- Exercise task:
Within the listing below, locate all lines containing the word "matplotlib". Copy each one.

___ Given material

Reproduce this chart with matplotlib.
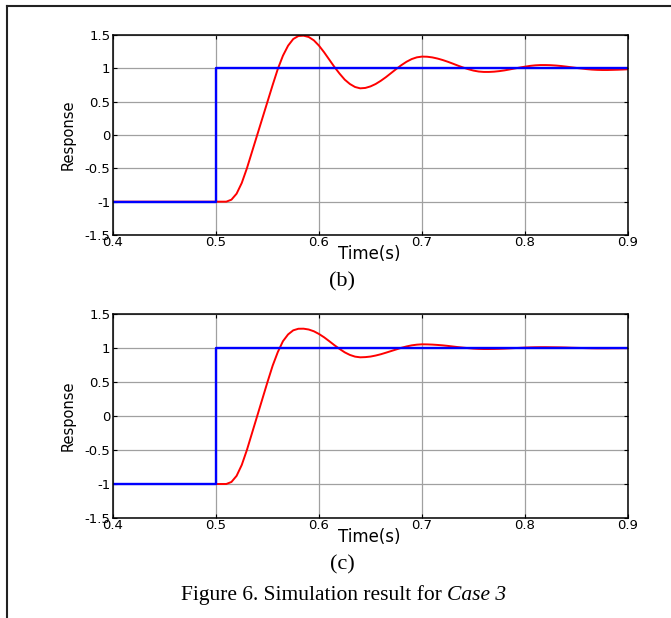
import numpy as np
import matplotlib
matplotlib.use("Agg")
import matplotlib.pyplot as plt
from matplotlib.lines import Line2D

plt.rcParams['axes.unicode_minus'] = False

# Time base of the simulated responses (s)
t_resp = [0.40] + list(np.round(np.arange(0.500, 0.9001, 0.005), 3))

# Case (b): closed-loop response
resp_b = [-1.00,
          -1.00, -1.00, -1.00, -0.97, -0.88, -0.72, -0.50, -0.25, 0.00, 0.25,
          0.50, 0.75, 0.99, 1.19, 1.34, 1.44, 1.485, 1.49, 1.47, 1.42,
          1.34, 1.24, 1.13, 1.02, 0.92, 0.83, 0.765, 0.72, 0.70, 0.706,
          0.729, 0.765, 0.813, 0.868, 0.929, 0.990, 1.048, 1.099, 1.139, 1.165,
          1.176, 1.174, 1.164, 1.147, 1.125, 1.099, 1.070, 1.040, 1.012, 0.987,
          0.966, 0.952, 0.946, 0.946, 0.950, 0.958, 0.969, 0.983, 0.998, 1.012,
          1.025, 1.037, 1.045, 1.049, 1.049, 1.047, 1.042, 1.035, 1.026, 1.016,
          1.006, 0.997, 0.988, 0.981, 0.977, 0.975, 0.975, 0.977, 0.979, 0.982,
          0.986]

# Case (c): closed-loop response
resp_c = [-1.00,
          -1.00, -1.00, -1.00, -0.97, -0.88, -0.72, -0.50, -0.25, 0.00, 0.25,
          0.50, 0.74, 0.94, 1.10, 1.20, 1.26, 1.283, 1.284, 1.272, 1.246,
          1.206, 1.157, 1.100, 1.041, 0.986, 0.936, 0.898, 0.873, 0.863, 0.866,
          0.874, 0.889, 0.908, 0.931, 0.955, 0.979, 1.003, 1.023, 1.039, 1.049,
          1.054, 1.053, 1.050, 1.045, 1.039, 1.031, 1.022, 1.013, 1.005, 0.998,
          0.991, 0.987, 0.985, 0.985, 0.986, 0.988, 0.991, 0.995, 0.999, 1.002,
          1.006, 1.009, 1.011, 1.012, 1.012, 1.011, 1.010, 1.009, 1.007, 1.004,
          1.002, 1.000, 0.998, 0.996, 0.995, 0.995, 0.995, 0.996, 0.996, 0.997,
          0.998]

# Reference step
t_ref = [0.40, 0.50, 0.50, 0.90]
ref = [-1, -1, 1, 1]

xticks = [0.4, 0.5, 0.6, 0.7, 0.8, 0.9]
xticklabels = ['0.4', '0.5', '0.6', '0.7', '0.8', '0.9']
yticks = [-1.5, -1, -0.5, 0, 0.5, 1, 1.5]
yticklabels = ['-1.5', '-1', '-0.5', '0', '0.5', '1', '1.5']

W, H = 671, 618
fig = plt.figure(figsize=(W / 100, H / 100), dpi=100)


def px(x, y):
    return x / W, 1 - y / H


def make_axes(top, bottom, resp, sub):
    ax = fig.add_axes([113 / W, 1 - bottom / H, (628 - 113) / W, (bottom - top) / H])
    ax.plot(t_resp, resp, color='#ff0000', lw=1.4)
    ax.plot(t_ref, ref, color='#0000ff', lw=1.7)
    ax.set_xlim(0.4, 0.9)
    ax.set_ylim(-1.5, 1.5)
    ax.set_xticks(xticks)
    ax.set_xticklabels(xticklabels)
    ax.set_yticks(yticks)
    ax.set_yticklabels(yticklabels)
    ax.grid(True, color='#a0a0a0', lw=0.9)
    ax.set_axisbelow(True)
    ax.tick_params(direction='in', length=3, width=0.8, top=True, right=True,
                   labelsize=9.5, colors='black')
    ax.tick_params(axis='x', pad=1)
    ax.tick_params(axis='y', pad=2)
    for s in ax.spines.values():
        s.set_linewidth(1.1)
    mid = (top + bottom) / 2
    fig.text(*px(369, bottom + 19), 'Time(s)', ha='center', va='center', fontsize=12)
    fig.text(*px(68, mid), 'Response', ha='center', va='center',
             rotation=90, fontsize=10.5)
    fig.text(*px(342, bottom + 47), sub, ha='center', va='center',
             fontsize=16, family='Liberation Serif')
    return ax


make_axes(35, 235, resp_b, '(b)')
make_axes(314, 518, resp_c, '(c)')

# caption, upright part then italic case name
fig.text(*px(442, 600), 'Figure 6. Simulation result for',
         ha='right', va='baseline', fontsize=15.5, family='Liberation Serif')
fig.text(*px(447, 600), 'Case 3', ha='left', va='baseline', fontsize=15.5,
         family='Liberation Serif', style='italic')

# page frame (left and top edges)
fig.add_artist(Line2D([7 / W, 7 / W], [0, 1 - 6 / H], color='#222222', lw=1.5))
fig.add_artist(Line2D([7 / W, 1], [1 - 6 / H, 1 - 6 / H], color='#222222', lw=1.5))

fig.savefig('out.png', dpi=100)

______

- Response for this exercise:
Reproduce this chart with matplotlib.
import matplotlib
matplotlib.use("Agg")
import matplotlib.pyplot as plt
from matplotlib.lines import Line2D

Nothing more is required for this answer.